Le storytelling comme levier de connexion

Dans ce nouveau paradigme, le storytelling redevient central. Pas comme simple outil de communication, mais comme étape pour penser une marque à partir d’un vécu, d’un besoin, d’un chemin. Raconter, ce n’est pas enjoliver. C’est traduire une intention en récit. Donner à voir le réel autrement. Faire sentir plutôt que simplement expliquer. Mais encore faut-il savoir à qui on s’adresse. C’est là que les search buyer persona reprennent toute leur valeur : quels sont leurs désirs ? Leurs doutes ? Leurs freins ? Leurs points de rupture ? Comprendre leurs aspirations, leurs besoins… pour mieux y répondre avec clarté et sincérité. C’est là que se cachent les bons récits. Ceux qui résonnent, qui embarquent, qui engagent.

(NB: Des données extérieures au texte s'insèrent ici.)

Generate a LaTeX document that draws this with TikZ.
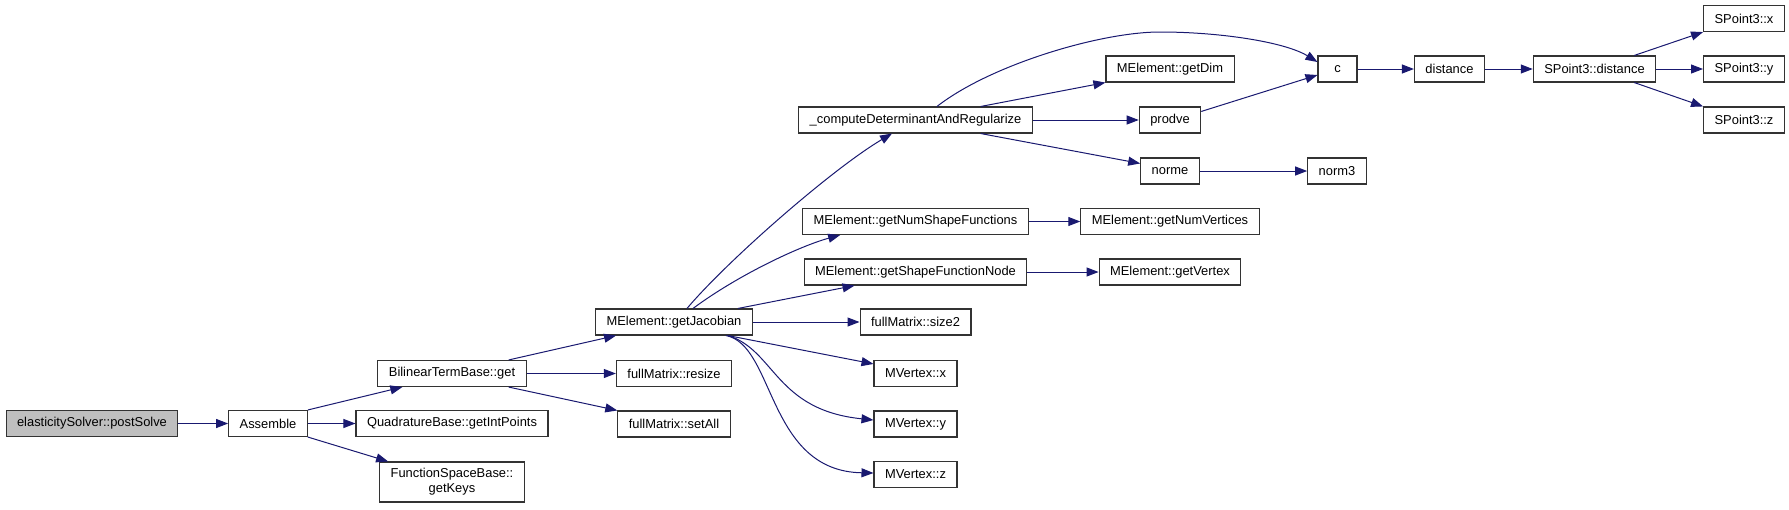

Il ne s’agit plus de produire pour remplir, mais de penser pour relier. Relier une marque à son audience. Une proposition à un besoin. Un discours à une émotion. Cela demande plus qu’un bon wording : cela demande un point de vue. Un ton assumé. Des partis pris éditoriaux qui tracent une ligne claire entre ce que la marque pense, ce qu’elle dit et ce qu’elle fait. C’est là que le discours de marque peut renaître : dans cette capacité à dire quelque chose de singulier, à oser des récits qui divisent peut-être, mais qui marquent. À sortir des sentiers battus, à parler vrai, à injecter du relief là où tout devient lisse. C’est cette voix-là qui fera la différence. Pas la plus fluide, pas la plus optimisée mais la plus juste, la plus habitée.

Car un discours qui ne fait ni réagir ni réfléchir est un discours qui s’oublie, et l’IA n’a rien à y voir.